Once the soil wetting pattern from 12 h of irrigation for each soil and the increase in stress at several depths due to the load of the tractor on the surface were determined, then the Mohr’s rupture theory was applied to determine the depth and soil moisture conditions at which shear failure would occur due to the surface load. Then this information was used to determine the minimum depth placement to avoid this failure condition.
Simulated moisture content above the emitter at the day of the irrigation cut after 12 h of irrigation for the SCL, CL and L soils are shown from Figures 2, 3 and 4, respectively. The moisture content reaches near saturation at 4 cm above the emitter for the SCL, 8 cm for the CL and 5 cm for the L soil. At those moisture contents, the soil has little or no shear strength, so the drip emitters will need to be placed at a greater depth to avoid failure due to the added load of the tractor. Table 3 shows increases in stress at depths up to 50 cm below the surface due to the load of the tractor on the surface.
Since the greatest stress is near the surface, we used the stress at that depth (10 cm) to develop a Mohr's circle of failure and failure envelope for each soil type. Figure 5 indicates that a minimum cohesive strength of 14.70 kPa would be essential to avoid failure for the SCL soil. Similarly, the minimum cohesive strength for the CL and L soils would be 17.65 kPa and 15.69 kPa respectively (Figures 6 and 7).
From Figure 1 it can be seen that a cohesive strength of 14.70 kPa occurs at a moisture content of about 26.8 % for the SCL soil, which is produced at 10 cm above the emitter (Figure 2). Hence, the minimum SDI system placement depth for this type of soil is 40 cm. Similarly, the cohesive strength of 17.65 kPa in CL soil is produced at a moisture content of 32.7 % (Figure 1), which occurs at 15 cm above the emitter (Figure 3), resulting in a minimum SDI system placement depth of 35 cm. For the L soil, the same analysis yields a minimum installation depth of 40 cm.
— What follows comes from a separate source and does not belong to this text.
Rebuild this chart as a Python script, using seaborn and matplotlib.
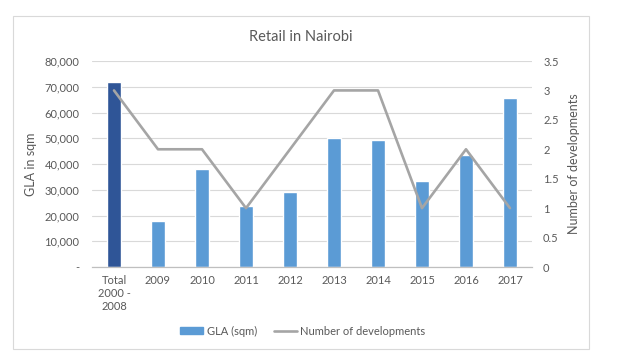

Finally, the greatest lateral extent of wetting after 12 h of irrigation on the day of the cut is shown for each soil in Figure 8. This represents one-half of the wetting pattern, so to attain adequate coverage, the horizontal spacing between driplines should be twice these values. Consequently, for the SCL spacing should be no more than 80 cm, for the CL no more than 90 cm, and for the L no more than 80 cm.
Conclusions
The analysis presented in this paper describes how the HYDRUS-2D model can be used in combination with soil shear strength and soil stress analysis methods to calculate a minimum depth of placement of SDI tape to avoid soil failure due to added loads on the soil surface such as the load added by a tractor during the harvesting process. This methodology was also used to determine maximum horizontal spacing using wetted patterns generated by the model.
Based on the analysis in this study, minimum depth placement for a drip emitter with a flow rate of 0.68 lph would be 40 cm, 35 cm and 40 cm for the SCL, CL and L soils respectively in order to avoid shear failure due to a tractor with a weight of 3 300 kg directly above the irrigation system. Maximum horizontal spacing for the soils was determined to be 80 cm for the SCL, 90 cm for the CL, and 80 cm L soils. These values can be rounded to 1 m, and they are the adequate spacing in order to supply the adequate amount of water to the root-zone, increase production and avoid striping presence in the plots.